Darshan 2.2.0 release

Darshan 2.2.0 is now available for download.   The biggest change is that this release splits the code into separate components for instrumentation and analysis.  There are also several improvements in documentation, portability, and an assortment of bug fixes.
Changelog:

  • split darshan into separate packages:
    • darshan-runtime: for runtime instrumentation
    • darshan-utils: for processing darshan log files
  • changed default output file name for darshan-job-summary.pl to be based on input file name rather than summary.pdf
  • reorganized init and finalize routines so that can be linked separately (to allow for easier integration with other instrumentation tools)
  • add -cc, -cxx, -f77, -f90, and -fc support to compiler scripts generated by the darshan-gen-*.pl scripts
  • bug fixes:
    • potential MAX_BYTE overflow on 32 bit systems
    • incorrect pread and pwrite offset tracking
    • corrections to darshan-job-summary variance table
    • better runtime error handling if bzip or gnuplot tools are insufficient
    • improvements to time range in darshan-job-summary graphs
  • documentation:
    • improved documentation for both the darshan-runtime and darshan-util portions of Darshan can be found in the respective doc/ subdirectory for each

Updated documentation

The latest Darshan documentation can be found at the documentation link above.  We’ve made several improvements to the documentation, including “recipes” to help get started on various systems including Blue Gene, Cray, and Linux clusters using MPICH, OpenMPI, or Intel MPI.

Darshan 2.1.2 Release

Darshan 2.1.2 is a minor bug fix release to improve error handling in cases where Darshan is unable to write a log file.
Changelog:

  • improved error handling when writing log files.  If a write fails on any process then the log file will be deleted and a warning will be printed to stderr.

Darshan Data Repository now online

We are pleased to announce the public release of the Darshan Data Repository.  The Darshan Data Repository is a collection of anonymized I/O characterization data captured from production systems.
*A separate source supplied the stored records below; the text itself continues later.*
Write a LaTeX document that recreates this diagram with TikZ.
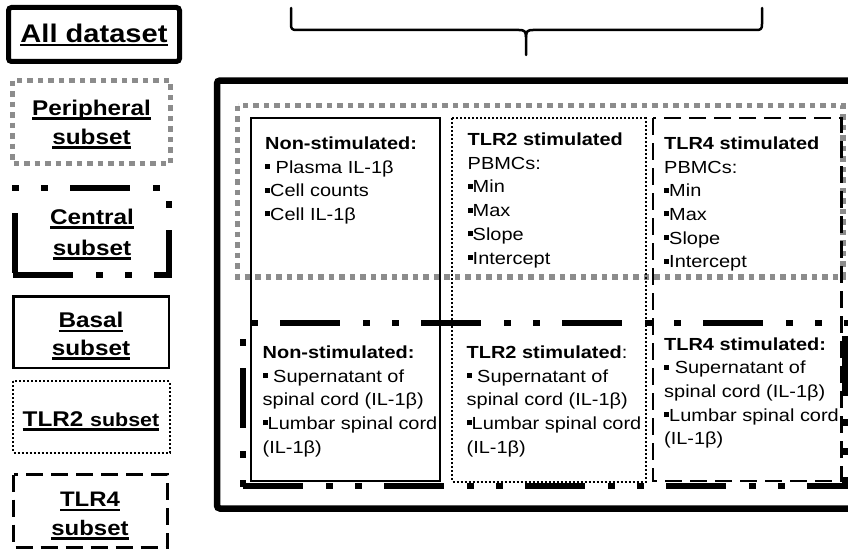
\documentclass[tikz,border=0pt]{standalone}
\usepackage{fontspec}
\setmainfont[FakeStretch=1.14]{Liberation Sans}
\definecolor{pgray}{RGB}{140,140,140}
\newcommand\sq{\rule[4pt]{5pt}{5pt}}
\newcommand\myul[1]{\setbox0\hbox{#1}\leavevmode\rlap{\rule[-4.5pt]{\wd0}{2.6pt}}\box0}
\tikzset{
  txt/.style={anchor=base west, inner sep=0pt, align=left, font=\fontsize{17.5}{23.7}\selectfont},
  leg/.style={anchor=base, inner sep=0pt, align=center, font=\bfseries\fontsize{21.3}{29}\selectfont},
  periph/.style={draw=pgray, line width=5.5pt, dash pattern=on 5.5pt off 5pt},
  central/.style={draw=black, line width=6pt, dash pattern=on 60pt off 23pt on 7pt off 22pt on 7pt off 22pt},
  basal/.style={draw=black, line width=2.5pt},
  tlrtwo/.style={draw=black, line width=2pt, dash pattern=on 2pt off 2pt},
  tlrfour/.style={draw=black, line width=2.5pt, dash pattern=on 17pt off 8pt},
  allbox/.style={draw=black, line width=6.5pt, rounded corners=3pt},
}
\begin{document}
\begin{tikzpicture}[x=1pt,y=-1pt]
\useasboundingbox (0,0) rectangle (848,551);
\clip (0,0) rectangle (848,551);
% ---------- legend ----------
\draw[allbox, line width=5pt] (8.5,7.5) rectangle (179.5,61.5);
\node[leg, font=\bfseries\fontsize{25.5}{30}\selectfont] (lall) at (94,42) {\myul{All dataset}};
\draw[periph] (12.5,80.5) rectangle (170.5,163.5);
\node[leg] (lper) at (91.5,144) {\myul{Peripheral}\\\myul{subset}};
% central legend box, edge by edge
\draw[central, dash phase=83pt]  (12,188) -- (172,188);
\draw[central, dash phase=140pt] (12,275) -- (172,275);
\draw[central, dash phase=113pt] (15,185) -- (15,278);
\draw[central, dash phase=96pt]  (169,185) -- (169,278);
\node[leg, font=\bfseries\fontsize{21.3}{30.5}\selectfont] (lcen) at (92,255) {\myul{Central}\\\myul{subset}};
\draw[basal] (13.5,296.5) rectangle (169,368);
\node[leg, font=\bfseries\fontsize{21.3}{27.3}\selectfont] (lbas) at (91,355) {\myul{Basal}\\\myul{subset}};
\draw[tlrtwo] (13,381) rectangle (169.5,452.5);
\node[leg] (ltwo) at (91,426) {\myul{TLR2 {\fontsize{18.8}{20}\selectfont subset}}};
\draw[tlrfour] (13.5,474.5) rectangle (167.5,547.5);
\node[leg, font=\bfseries\fontsize{21}{28.3}\selectfont] (lfour) at (90,535) {\myul{TLR4}\\\myul{subset}};
% ---------- brace ----------
\draw[line width=2.5pt, line cap=round, line join=round]
  (291,8) -- (291,24) .. controls (291,29) and (292,30) .. (297,30) -- (519,30)
  .. controls (524,30) and (526,31) .. (526,37) -- (526,55);
\draw[line width=2.5pt, line cap=round, line join=round]
  (762,8) -- (762,24) .. controls (762,29) and (761,30) .. (756,30) -- (533,30)
  .. controls (528,30) and (526,31) .. (526,37);
% ---------- main frame ----------
\draw[allbox] (217,80.5) rectangle (870,508.5);
\draw[periph] (237.5,105.5) rectangle (843,277);
% central region, edge by edge
\draw[central, dash phase=101pt] (240,323) -- (848,323);
\draw[central, dash phase=138pt] (240,486) -- (848,486);
\draw[central, dash phase=93pt]  (243,320) -- (243,489);
\draw[central, dash phase=125pt] (845,320) -- (845,489);
\draw[basal] (251,118) rectangle (440,481);
\draw[tlrtwo] (452,118) rectangle (645.5,481.5);
\draw[tlrfour] (653,118) rectangle (841.5,481);
% ---------- texts (anchored at the baseline of the last line) ----------
\node[txt] (b1) at (265,220.4) {\textbf{Non-stimulated:}\\\sq{} Plasma IL-1β\\\sq Cell counts\\\sq Cell IL-1β};
\node[txt] (t2a) at (467.5,264) {\textbf{TLR2 stimulated}\\PBMCs:\\\sq Min\\\sq Max\\\sq Slope\\\sq Intercept};
\node[txt] (t4a) at (664,267.8) {\textbf{TLR4 stimulated}\\PBMCs:\\\sq Min\\\sq Max\\\sq Slope\\\sq Intercept};
\node[txt] (b2) at (262.5,453.1) {\textbf{Non-stimulated:}\\\sq{} Supernatant of\\spinal cord (IL-1β)\\\sq Lumbar spinal cord\\(IL-1β)};
\node[txt] (t2b) at (466.5,453.1) {\textbf{TLR2 stimulated}:\\\sq{} Supernatant of\\spinal cord (IL-1β)\\\sq Lumbar spinal cord\\(IL-1β)};
\node[txt] (t4b) at (664,444.8) {\textbf{TLR4 stimulated:}\\\sq{} Supernatant of\\spinal cord (IL-1β)\\\sq Lumbar spinal cord\\(IL-1β)};
\end{tikzpicture}
\end{document}
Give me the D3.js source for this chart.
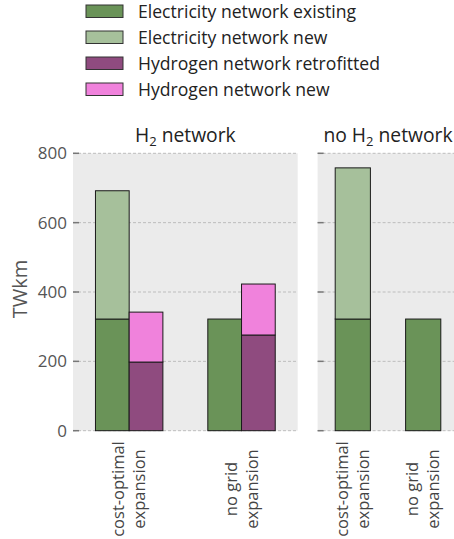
<!DOCTYPE html>
<html>
<head>
<meta charset="utf-8">
<script src="https://cdn.jsdelivr.net/npm/d3@7"></script>
<style>
  html, body { margin: 0; padding: 0; background: #fff; }
  svg { display: block; font-family: "Open Sans", "DejaVu Sans", sans-serif; }
</style>
</head>
<body>
<svg id="chart" width="454" height="539"></svg>
<script>
// Scenario categories (two-line labels)
const scenarios = [["cost-optimal", "expansion"], ["no grid", "expansion"]];

// Series values, TWkm
const elecExistingH2 = [322, 322];
const elecNewH2 = [370, 0];
const h2Retrofitted = [198, 276];
const h2New = [144, 147];

const elecExistingNoH2 = [322, 322];
const elecNewNoH2 = [436, 0];

const yTicks = [0, 200, 400, 600, 800];

const seriesNames = [
  "Electricity network existing",
  "Electricity network new",
  "Hydrogen network retrofitted",
  "Hydrogen network new"
];
const seriesColors = ["#6a9358", "#a6c09b", "#8f4b7f", "#f082dc"];

const svg = d3.select("#chart");

// Legend
const legend = svg.append("g").attr("transform", "translate(86,5)");
seriesNames.forEach((name, i) => {
  const g = legend.append("g").attr("transform", `translate(0,${i * 26})`);
  g.append("rect").attr("width", 37).attr("height", 12.5)
    .attr("fill", seriesColors[i]).attr("stroke", "#333").attr("stroke-width", 1);
  g.append("text").attr("x", 52).attr("y", 6.5).attr("dy", "0.35em")
    .attr("font-size", 17.6).attr("fill", "#222").text(name);
});

const yTop = 153.3, yBottom = 430.7;
const y = d3.scaleLinear().domain([0, 800]).range([yBottom, yTop]);

function panel(x0, x1, title, stacks, barWidth, showLabels) {
  const x = d3.scaleLinear().domain([-0.5, 1.5]).range([x0, x1]);
  const unit = x(1) - x(0);
  const g = svg.append("g");
  g.append("rect").attr("x", x0).attr("y", yTop).attr("width", x1 - x0)
    .attr("height", yBottom - yTop).attr("fill", "#ebebeb");
  // grid
  g.selectAll("line.grid").data(yTicks).join("line")
    .attr("x1", x0).attr("x2", x1)
    .attr("y1", d => y(d)).attr("y2", d => y(d))
    .attr("stroke", "#bdbdbd").attr("stroke-width", 1).attr("stroke-dasharray", "3,2");
  // tick marks (inward)
  g.selectAll("line.tick").data(yTicks).join("line")
    .attr("x1", x0).attr("x2", x0 + 6)
    .attr("y1", d => y(d)).attr("y2", d => y(d))
    .attr("stroke", "#777").attr("stroke-width", 1.5);
  if (showLabels) {
    g.selectAll("text.ytick").data(yTicks).join("text")
      .attr("x", x0 - 6).attr("y", d => y(d)).attr("dy", "0.35em")
      .attr("text-anchor", "end").attr("font-size", 17).attr("fill", "#555")
      .text(d => d);
  }
  // stacked bars
  stacks.forEach(st => {
    st.values.forEach((segs, i) => {
      let base = 0;
      const w = barWidth * unit;
      const cx = x(i) + st.offset * w;
      segs.forEach(seg => {
        if (seg.v > 0) {
          g.append("rect")
            .attr("x", cx - w / 2).attr("width", w)
            .attr("y", y(base + seg.v)).attr("height", y(base) - y(base + seg.v))
            .attr("fill", seg.c).attr("stroke", "#1a1a1a").attr("stroke-width", 1);
        }
        base += seg.v;
      });
    });
  });
  // title
  const t = g.append("text").attr("x", (x0 + x1) / 2).attr("y", 142)
    .attr("text-anchor", "middle").attr("font-size", 19.3).attr("fill", "#222");
  title(t);
  // x labels
  scenarios.forEach((lines, i) => {
    const lg = g.append("g").attr("transform", `translate(${x(i)},489) rotate(-90)`);
    lines.forEach((ln, j) => {
      lg.append("text").attr("x", 0).attr("y", (j - (lines.length - 1) / 2) * 21)
        .attr("dy", "0.35em").attr("text-anchor", "middle")
        .attr("font-size", 16.5).attr("fill", "#444").text(ln);
    });
  });
}

panel(73, 297.7, t => {
  t.append("tspan").text("H");
  t.append("tspan").attr("font-size", 13).attr("dy", 4).text("2");
  t.append("tspan").attr("dy", -4).text(" network");
}, [
  { offset: -0.5, values: elecExistingH2.map((v, i) => [{ v, c: seriesColors[0] }, { v: elecNewH2[i], c: seriesColors[1] }]) },
  { offset: 0.5, values: h2Retrofitted.map((v, i) => [{ v, c: seriesColors[2] }, { v: h2New[i], c: seriesColors[3] }]) }
], 0.3, true);

panel(317.6, 458.4, t => {
  t.append("tspan").text("no H");
  t.append("tspan").attr("font-size", 13).attr("dy", 4).text("2");
  t.append("tspan").attr("dy", -4).text(" network");
}, [
  { offset: 0, values: elecExistingNoH2.map((v, i) => [{ v, c: seriesColors[0] }, { v: elecNewNoH2[i], c: seriesColors[1] }]) }
], 0.5, false);

// y-axis label
svg.append("text").attr("transform", `translate(27,${(yTop + yBottom) / 2 - 3}) rotate(-90)`)
  .attr("text-anchor", "middle").attr("font-size", 20).attr("fill", "#555").text("TWkm");
</script>
</body>
</html>
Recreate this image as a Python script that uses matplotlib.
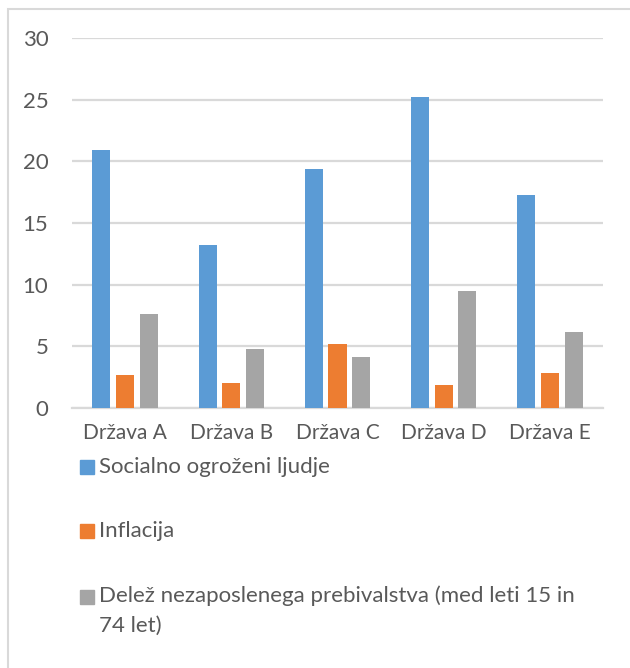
import numpy as np
import matplotlib.pyplot as plt
from matplotlib.patches import Rectangle

plt.rcParams['font.family'] = ['Lato', 'DejaVu Sans']

drzave = ['Država A', 'Država B', 'Država C', 'Država D', 'Država E']
socialno = [20.9, 13.2, 19.4, 25.2, 17.3]
inflacija = [2.7, 2.0, 5.2, 1.9, 2.8]
brezposelni = [7.6, 4.8, 4.1, 9.5, 6.2]

series_labels = ['Socialno ogroženi ljudje', 'Inflacija',
                 'Delež nezaposlenega prebivalstva (med leti 15 in\n74 let)']
colors = ['#5b9bd5', '#ed7d31', '#a5a5a5']
text_col = '#595959'

fig = plt.figure(figsize=(6.3, 6.68), dpi=100)
ax = fig.add_axes([72 / 630, 1 - 408 / 668, 531 / 630, 370 / 668])

x = np.arange(len(drzave))
w = 0.17
for off, vals, c in zip([-0.223, 0, 0.223], [socialno, inflacija, brezposelni], colors):
    ax.bar(x + off, vals, width=w, color=c, zorder=3)

ax.set_xlim(-0.5, len(drzave) - 0.5)
ax.set_ylim(0, 30)
ax.set_yticks(range(0, 31, 5))
ax.yaxis.grid(True, color='#d9d9d9', linewidth=1.6, zorder=0)
ax.set_xticks(x)
ax.set_xticklabels(drzave)
ax.tick_params(length=0, labelsize=15, colors=text_col)
ax.tick_params(axis='y', labelsize=16, pad=17)
ax.tick_params(axis='x', pad=11)
for s in ['top', 'right', 'left']:
    ax.spines[s].set_visible(False)
ax.spines['bottom'].set_color('#d9d9d9')
ax.spines['bottom'].set_linewidth(1.6)

# legend below the axis, drawn by hand
rows_y = [467, 531, 597]
for lab, c, yy in zip(series_labels, colors, rows_y):
    fig.patches.append(Rectangle((80 / 630, 1 - (yy + 7) / 668), 14 / 630, 14 / 668,
                                 transform=fig.transFigure, color=c))
    fig.text(99 / 630, 1 - yy / 668, lab, fontsize=16, color=text_col,
             va='top' if '\n' in lab else 'center', linespacing=1.65)
fig.texts[-1].set_position((99 / 630, 1 - (yy - 12) / 668))

# chart border
fig.patches.append(Rectangle((8 / 630, -0.05), 1.0, 1 - 9 / 668 + 0.05, transform=fig.transFigure,
                             fill=False, edgecolor='#d9d9d9', linewidth=1.5))

fig.savefig('out.png', dpi=100)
The first data set to be made available covers three months of activity (as recorded by Darshan) from the Intrepid Blue Gene/P system at the Argonne Leadership Computing Facility.  We hope to add more data in the future.  See the Darshan Publications page for examples of analysis that can be performed with this data.

Darshan 2.1.1 Release

This release includes performance and bug fixes.  It also includes a new utility to convert Darshan log files, while also optionally anonymizing them or re-compressing them in bzip2 format.
Changelog:

  • new darshan-convert command line utility for converting existing log files, with optional anonymization and optional bzip2 compression
  • bzip2 support in command line utilities (but not in the darshan library itself)
  • updated log file format that allows for string key/value pairs to be stored in the header
  • added ability to set MPI-IO hints when writing darshan log
    • at configure time: –with-log-hints
    • at run time: DARSHAN_LOGHINTS environment variable
  • bug fix contributed by Sandra Schröder: use case-insensitive search for MPI symbols in Fortran wrapper script
  • performance bug fix: remove unecessary call to MPI_File_set_size when writing log
  • added –with-logpath-by-env configure option to allow absolute log path to be specified via environment variable

Best Paper Award, MSST 2011

A paper featuring Darshan (“Understanding and Improving Computational Science Storage Access through Continuous Characterization“) was awarded Best Paper at the 27th IEEE (MSST 2011) Symposium on Massive Storage Systems and Technologies.  The paper outlines a methodology for characterizing a large scale production workload and presents a 2 month study of I/O activity on the Intrepid Blue Gene/P system at Argonne National Laboratory.

Darshan 2.1.0 Release

This release primarily enhances portability and adds the option to use LD_PRELOAD for instrumentation rather than link time wrappers. This release does not add any new instrumentation or change the log file format.
Downloads Page
ChangeLog

  • additional environment variables to control log location, jobid and alignment parameters
  • additional configure tests to improve portability
  • bug fixes for darshan-parser –perf calculations
  • support for MPI1.x
  • support for OpenMPI
  • support for PGI and Intel compilers
  • new libdarshan.so dynamic library for use with LD_PRELOAD

Darshan 2.0.2 release

Changelog:

  • added a random identifier to job logs (to avoid collisions from multiple application instances within a single scheduler job)
  • improved installation and library path management for darshan-job-summary.pl
  • improved error handling in darshan-job-summary.pl
  • additional derived statistics categories for darshan-parser output:
    • ––all   : all sub-options are enabled
    • ––base  : darshan log field data [default]
    • ––file  : total file counts
    • ––perf  : derived perf data
    • ––total : aggregated darshan field data

Darshan 2.0.1 release

Changelog:

  • bug fix to variance/minimum calculations on shared files
  • switch to automatic generation of all MPI compiler scripts using darshan-gen-* tools
  • new run time environment variable: DARSHAN_INTERNAL_TIMING. If set at job execution time, it will cause Darshan to time its own internal data aggregation routines and print the results to stdout at rank 0.